Norconex / crawlers

Norconex Crawlers (or spiders) are flexible web and filesystem crawlers for collecting, parsing, and manipulating data from the web or filesystem to various data repositories such as search engines.
https://opensource.norconex.com/crawlers
Apache License 2.0
183 stars 67 forks source link

OutOfMemoryError on fetch stage #300

Closed popthink closed 8 years ago

popthink commented 8 years ago
java.lang.OutOfMemoryError: Java heap space
        at com.norconex.commons.lang.io.ByteArrayOutputStream.toByteArray(ByteArrayOutputStream.java:357)
        at com.norconex.commons.lang.io.CachedInputStream.cacheToFile(CachedInputStream.java:527)
        at com.norconex.commons.lang.io.CachedInputStream.realRead(CachedInputStream.java:325)
        at com.norconex.commons.lang.io.CachedInputStream.read(CachedInputStream.java:301)
        at java.io.InputStream.read(InputStream.java:101)
        at org.apache.commons.io.IOUtils.copyLarge(IOUtils.java:2146)
        at org.apache.commons.io.IOUtils.copy(IOUtils.java:2102)
        at org.apache.commons.io.IOUtils.copyLarge(IOUtils.java:2123)
        at org.apache.commons.io.IOUtils.copy(IOUtils.java:2078)
        at com.norconex.collector.http.fetch.impl.GenericDocumentFetcher.fetchDocument(GenericDocumentFetcher.java:138)
        at com.norconex.collector.http.pipeline.importer.DocumentFetcherStage.executeStage(DocumentFetcherStage.java:50)
        at com.norconex.collector.http.pipeline.importer.AbstractImporterStage.execute(AbstractImporterStage.java:31)
        at com.norconex.collector.http.pipeline.importer.AbstractImporterStage.execute(AbstractImporterStage.java:24)
        at com.norconex.commons.lang.pipeline.Pipeline.execute(Pipeline.java:90)
        at com.norconex.collector.http.crawler.HttpCrawler.executeImporterPipeline(HttpCrawler.java:300)
        at com.norconex.collector.core.crawler.AbstractCrawler.processNextQueuedCrawlData(AbstractCrawler.java:488)
        at com.norconex.collector.core.crawler.AbstractCrawler.processNextReference(AbstractCrawler.java:378)
        at com.norconex.collector.core.crawler.AbstractCrawler$ProcessReferencesRunnable.run(AbstractCrawler.java:736)
        at java.util.concurrent.ThreadPoolExecutor.runWorker(ThreadPoolExecutor.java:1145)
        at java.util.concurrent.ThreadPoolExecutor$Worker.run(ThreadPoolExecutor.java:615)

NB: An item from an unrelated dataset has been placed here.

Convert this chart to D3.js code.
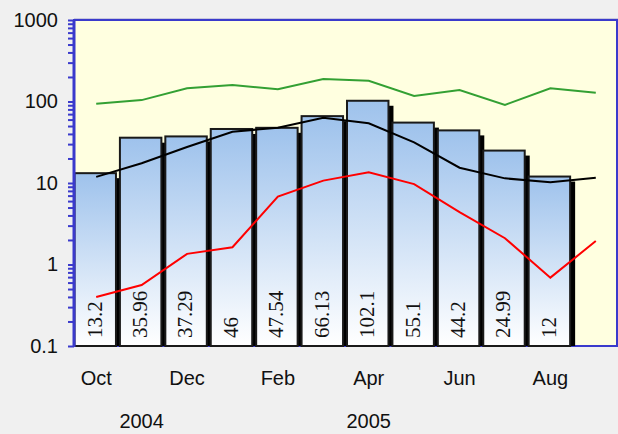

I wrote code that runs crawlers periodically.

The code runs new 50 Crawler Threads(50 Web Site)on every hour.

But It occurs this error when It had run for 3~4 days.

Thank you.

essiembre commented 8 years ago

Either reduce the number of threads or increase the memory allocated to the java virtual machine by adding the -Xmx flag to in the collector-http.sh (or .bat) file. Like this (put your own value):

java -Xmx2048m ...

I do not know about the code you wrote, but is your code running crawlers periodically a Java program that always runs? If so, it is recommended you launch each collector instances as external processes. Making sure each time the collector runs it is own JVM instance ensures memory is cleared each time. Using the OS native way to schedule runs instead is a good way to ensure this (e.g., cronjobs or Windows Task scheduler).

popthink commented 8 years ago

I tested it for 7 days.

And.. Seems that found a solution. :)

--Env-- Crawler Thread Count : 25 Instance * 5 Thread Delay : 100ms OS : Debian 7 Java : java7, -Xmx10G

Swiping Code after 1 cycle finished:

MBeanServer mbs = ManagementFactory.getPlatformMBeanServer();
mbs.unregisterMBean(new ObjectName("com.norconex.collector.http.crawler:type=" +idOfCrawlerInstance));

Unregistered crawler descriptor from MBeanServer for gc(maybe?).

Then now it doesn't occur OOM.

I'm not sure it is a proper solution but it works on my case.

Thank you :)

essiembre commented 8 years ago

Thanks for providing this valuable feedback. Since JMX support does not benefit the vast majority of users, it is now disabled by default in the latest snapshot release. It can be enabled by adding the JVM argument -DenableJMX=true. Maybe this will bring slight performance improvement too.